[Entries from a dataset]
start
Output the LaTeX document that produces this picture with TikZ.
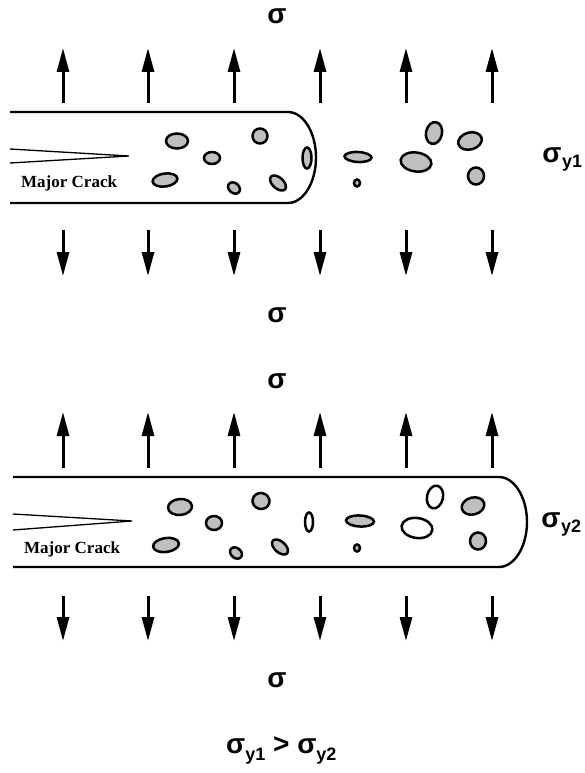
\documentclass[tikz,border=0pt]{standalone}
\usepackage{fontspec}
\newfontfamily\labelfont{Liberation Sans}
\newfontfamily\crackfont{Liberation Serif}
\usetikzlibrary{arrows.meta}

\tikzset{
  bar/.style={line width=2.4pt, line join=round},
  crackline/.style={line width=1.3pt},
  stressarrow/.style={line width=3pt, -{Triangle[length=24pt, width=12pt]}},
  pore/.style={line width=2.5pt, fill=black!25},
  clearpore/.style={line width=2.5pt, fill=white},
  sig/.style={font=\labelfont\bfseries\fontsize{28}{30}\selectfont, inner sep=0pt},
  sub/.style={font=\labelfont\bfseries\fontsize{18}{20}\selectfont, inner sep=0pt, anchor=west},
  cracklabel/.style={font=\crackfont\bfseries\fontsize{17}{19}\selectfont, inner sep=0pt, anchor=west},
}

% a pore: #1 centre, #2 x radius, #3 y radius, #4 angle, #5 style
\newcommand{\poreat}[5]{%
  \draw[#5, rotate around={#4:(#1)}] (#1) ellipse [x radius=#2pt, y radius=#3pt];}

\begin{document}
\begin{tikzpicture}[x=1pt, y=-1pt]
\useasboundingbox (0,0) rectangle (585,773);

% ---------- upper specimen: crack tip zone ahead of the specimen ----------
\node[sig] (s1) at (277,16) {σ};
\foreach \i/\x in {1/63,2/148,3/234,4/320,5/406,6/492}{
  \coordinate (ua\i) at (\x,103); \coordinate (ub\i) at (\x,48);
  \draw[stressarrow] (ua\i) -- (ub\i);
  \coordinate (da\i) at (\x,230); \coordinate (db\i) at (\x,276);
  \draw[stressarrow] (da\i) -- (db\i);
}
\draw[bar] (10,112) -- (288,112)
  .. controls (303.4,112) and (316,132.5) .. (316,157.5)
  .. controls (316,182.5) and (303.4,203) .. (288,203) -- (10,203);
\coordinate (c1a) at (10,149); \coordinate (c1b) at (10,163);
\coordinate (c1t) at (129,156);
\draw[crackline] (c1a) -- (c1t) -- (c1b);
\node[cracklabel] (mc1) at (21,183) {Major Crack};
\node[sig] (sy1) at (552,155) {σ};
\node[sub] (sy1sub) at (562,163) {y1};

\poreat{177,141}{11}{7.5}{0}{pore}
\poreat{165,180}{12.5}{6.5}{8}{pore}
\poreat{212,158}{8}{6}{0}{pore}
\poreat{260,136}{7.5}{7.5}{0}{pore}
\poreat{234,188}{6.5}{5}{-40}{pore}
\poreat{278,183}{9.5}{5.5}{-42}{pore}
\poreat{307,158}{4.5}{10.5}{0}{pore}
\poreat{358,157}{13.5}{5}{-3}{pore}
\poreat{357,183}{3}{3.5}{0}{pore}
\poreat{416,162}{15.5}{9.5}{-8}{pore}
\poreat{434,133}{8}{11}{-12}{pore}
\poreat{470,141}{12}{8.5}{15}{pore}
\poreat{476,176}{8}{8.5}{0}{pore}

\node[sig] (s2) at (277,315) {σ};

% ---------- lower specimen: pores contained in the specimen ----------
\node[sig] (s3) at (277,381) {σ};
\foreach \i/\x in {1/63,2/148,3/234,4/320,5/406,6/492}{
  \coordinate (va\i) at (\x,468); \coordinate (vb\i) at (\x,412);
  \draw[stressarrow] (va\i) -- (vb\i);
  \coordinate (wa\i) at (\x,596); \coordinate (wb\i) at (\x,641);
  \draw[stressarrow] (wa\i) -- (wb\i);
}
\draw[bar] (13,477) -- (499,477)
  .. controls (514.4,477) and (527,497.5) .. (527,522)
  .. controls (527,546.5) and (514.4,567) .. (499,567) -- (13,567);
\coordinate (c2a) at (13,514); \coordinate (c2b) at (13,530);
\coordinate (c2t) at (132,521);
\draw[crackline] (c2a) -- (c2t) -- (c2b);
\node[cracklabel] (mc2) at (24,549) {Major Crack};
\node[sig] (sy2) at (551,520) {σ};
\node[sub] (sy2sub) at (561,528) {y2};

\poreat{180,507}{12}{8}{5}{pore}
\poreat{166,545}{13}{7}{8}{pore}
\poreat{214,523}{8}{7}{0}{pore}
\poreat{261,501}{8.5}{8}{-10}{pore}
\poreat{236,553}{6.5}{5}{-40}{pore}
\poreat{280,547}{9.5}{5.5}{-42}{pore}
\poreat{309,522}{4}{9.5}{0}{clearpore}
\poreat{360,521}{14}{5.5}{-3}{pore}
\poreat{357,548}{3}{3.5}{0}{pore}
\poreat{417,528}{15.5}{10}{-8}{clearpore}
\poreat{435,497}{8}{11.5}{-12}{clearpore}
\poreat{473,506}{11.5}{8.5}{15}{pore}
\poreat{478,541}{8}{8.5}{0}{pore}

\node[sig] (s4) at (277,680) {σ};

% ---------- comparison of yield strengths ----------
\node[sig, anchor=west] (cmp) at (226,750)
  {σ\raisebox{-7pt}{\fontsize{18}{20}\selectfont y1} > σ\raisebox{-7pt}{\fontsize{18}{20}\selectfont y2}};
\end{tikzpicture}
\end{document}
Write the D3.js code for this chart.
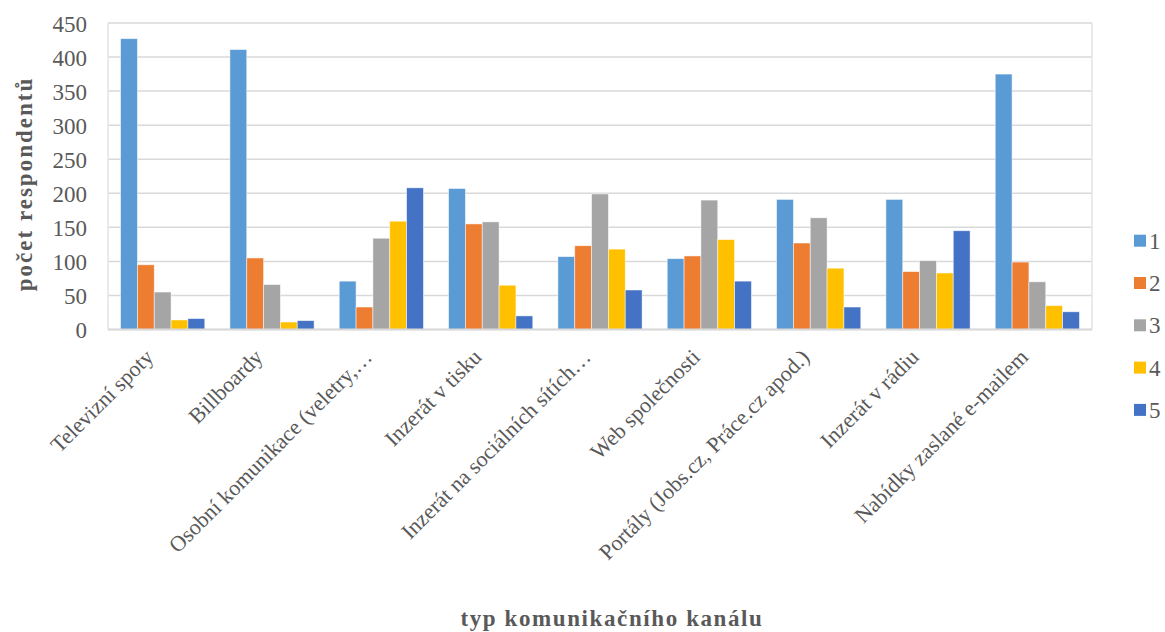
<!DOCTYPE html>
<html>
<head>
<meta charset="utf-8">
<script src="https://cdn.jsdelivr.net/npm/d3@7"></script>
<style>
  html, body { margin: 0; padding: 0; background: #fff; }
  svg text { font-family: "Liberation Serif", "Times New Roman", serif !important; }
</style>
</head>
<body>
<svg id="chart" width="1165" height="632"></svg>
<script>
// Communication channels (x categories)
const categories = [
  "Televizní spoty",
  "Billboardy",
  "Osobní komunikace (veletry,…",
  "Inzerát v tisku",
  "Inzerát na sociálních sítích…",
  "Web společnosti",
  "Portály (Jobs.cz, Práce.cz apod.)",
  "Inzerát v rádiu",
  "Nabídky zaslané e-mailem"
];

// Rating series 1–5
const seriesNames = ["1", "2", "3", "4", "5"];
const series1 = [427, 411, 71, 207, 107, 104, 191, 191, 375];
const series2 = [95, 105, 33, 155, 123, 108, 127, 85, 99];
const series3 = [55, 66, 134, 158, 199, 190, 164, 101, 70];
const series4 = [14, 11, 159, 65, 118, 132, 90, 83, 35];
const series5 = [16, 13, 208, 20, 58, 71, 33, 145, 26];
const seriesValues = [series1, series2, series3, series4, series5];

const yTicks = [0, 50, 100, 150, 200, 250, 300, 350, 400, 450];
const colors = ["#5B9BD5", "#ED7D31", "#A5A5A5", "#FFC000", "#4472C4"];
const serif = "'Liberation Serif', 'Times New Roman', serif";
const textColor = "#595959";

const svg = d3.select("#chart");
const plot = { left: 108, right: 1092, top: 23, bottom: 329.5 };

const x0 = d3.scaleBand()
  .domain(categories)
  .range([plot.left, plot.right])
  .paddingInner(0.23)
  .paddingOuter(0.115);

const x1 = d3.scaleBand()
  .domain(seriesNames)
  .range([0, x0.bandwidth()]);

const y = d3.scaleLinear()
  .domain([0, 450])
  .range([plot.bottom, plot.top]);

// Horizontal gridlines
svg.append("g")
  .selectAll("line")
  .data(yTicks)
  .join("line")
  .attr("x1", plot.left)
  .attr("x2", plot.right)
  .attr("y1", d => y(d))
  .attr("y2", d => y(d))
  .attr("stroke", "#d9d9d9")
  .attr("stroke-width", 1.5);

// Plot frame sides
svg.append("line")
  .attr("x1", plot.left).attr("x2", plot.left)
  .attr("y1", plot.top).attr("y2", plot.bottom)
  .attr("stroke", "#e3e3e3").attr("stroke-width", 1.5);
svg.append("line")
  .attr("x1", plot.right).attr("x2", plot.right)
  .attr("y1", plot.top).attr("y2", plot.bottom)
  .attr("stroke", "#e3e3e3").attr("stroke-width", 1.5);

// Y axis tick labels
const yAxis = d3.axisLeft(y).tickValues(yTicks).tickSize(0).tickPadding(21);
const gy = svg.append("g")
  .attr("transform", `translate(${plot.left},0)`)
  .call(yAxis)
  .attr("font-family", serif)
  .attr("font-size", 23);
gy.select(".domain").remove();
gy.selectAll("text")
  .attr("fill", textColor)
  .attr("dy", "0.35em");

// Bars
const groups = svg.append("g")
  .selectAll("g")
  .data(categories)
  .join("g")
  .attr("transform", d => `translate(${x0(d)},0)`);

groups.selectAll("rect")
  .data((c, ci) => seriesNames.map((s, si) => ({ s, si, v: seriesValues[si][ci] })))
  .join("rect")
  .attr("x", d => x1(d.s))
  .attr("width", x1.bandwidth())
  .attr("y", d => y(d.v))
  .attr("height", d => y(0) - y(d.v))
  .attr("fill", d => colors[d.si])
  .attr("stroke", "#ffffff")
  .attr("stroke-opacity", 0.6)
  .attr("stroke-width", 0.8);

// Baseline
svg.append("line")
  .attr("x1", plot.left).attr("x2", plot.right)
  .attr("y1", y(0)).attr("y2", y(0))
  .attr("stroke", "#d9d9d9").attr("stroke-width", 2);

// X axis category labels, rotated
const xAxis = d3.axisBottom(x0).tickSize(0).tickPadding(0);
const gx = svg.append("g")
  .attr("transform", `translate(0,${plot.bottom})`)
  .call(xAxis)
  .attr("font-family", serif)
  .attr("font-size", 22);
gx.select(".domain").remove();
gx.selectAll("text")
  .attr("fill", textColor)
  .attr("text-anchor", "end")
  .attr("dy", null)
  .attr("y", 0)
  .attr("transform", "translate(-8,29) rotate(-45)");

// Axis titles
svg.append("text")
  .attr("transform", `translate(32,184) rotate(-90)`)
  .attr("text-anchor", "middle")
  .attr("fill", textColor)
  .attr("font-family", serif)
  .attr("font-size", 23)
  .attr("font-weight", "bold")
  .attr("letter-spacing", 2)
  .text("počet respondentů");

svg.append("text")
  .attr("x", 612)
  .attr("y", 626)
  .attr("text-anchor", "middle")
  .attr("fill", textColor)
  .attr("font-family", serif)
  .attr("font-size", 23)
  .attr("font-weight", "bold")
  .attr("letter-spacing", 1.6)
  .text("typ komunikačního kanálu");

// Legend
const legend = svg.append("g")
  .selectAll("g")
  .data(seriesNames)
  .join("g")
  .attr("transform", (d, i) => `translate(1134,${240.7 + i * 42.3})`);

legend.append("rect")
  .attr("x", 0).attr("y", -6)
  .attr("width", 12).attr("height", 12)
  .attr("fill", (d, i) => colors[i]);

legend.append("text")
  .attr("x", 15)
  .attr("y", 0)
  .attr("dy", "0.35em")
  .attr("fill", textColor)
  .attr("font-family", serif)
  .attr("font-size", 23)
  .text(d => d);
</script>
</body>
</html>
end
REQUIREMENTS: Your task is to repeat the opening line of the entries above and each line after it, ending with the line that has "(sy1sub) at (562,163)". Do not include the pictures.

SOLUTION TO THE EXERCISE:
Output the LaTeX document that produces this picture with TikZ.
\documentclass[tikz,border=0pt]{standalone}
\usepackage{fontspec}
\newfontfamily\labelfont{Liberation Sans}
\newfontfamily\crackfont{Liberation Serif}
\usetikzlibrary{arrows.meta}

\tikzset{
  bar/.style={line width=2.4pt, line join=round},
  crackline/.style={line width=1.3pt},
  stressarrow/.style={line width=3pt, -{Triangle[length=24pt, width=12pt]}},
  pore/.style={line width=2.5pt, fill=black!25},
  clearpore/.style={line width=2.5pt, fill=white},
  sig/.style={font=\labelfont\bfseries\fontsize{28}{30}\selectfont, inner sep=0pt},
  sub/.style={font=\labelfont\bfseries\fontsize{18}{20}\selectfont, inner sep=0pt, anchor=west},
  cracklabel/.style={font=\crackfont\bfseries\fontsize{17}{19}\selectfont, inner sep=0pt, anchor=west},
}

% a pore: #1 centre, #2 x radius, #3 y radius, #4 angle, #5 style
\newcommand{\poreat}[5]{%
  \draw[#5, rotate around={#4:(#1)}] (#1) ellipse [x radius=#2pt, y radius=#3pt];}

\begin{document}
\begin{tikzpicture}[x=1pt, y=-1pt]
\useasboundingbox (0,0) rectangle (585,773);

% ---------- upper specimen: crack tip zone ahead of the specimen ----------
\node[sig] (s1) at (277,16) {σ};
\foreach \i/\x in {1/63,2/148,3/234,4/320,5/406,6/492}{
  \coordinate (ua\i) at (\x,103); \coordinate (ub\i) at (\x,48);
  \draw[stressarrow] (ua\i) -- (ub\i);
  \coordinate (da\i) at (\x,230); \coordinate (db\i) at (\x,276);
  \draw[stressarrow] (da\i) -- (db\i);
}
\draw[bar] (10,112) -- (288,112)
  .. controls (303.4,112) and (316,132.5) .. (316,157.5)
  .. controls (316,182.5) and (303.4,203) .. (288,203) -- (10,203);
\coordinate (c1a) at (10,149); \coordinate (c1b) at (10,163);
\coordinate (c1t) at (129,156);
\draw[crackline] (c1a) -- (c1t) -- (c1b);
\node[cracklabel] (mc1) at (21,183) {Major Crack};
\node[sig] (sy1) at (552,155) {σ};
\node[sub] (sy1sub) at (562,163) {y1};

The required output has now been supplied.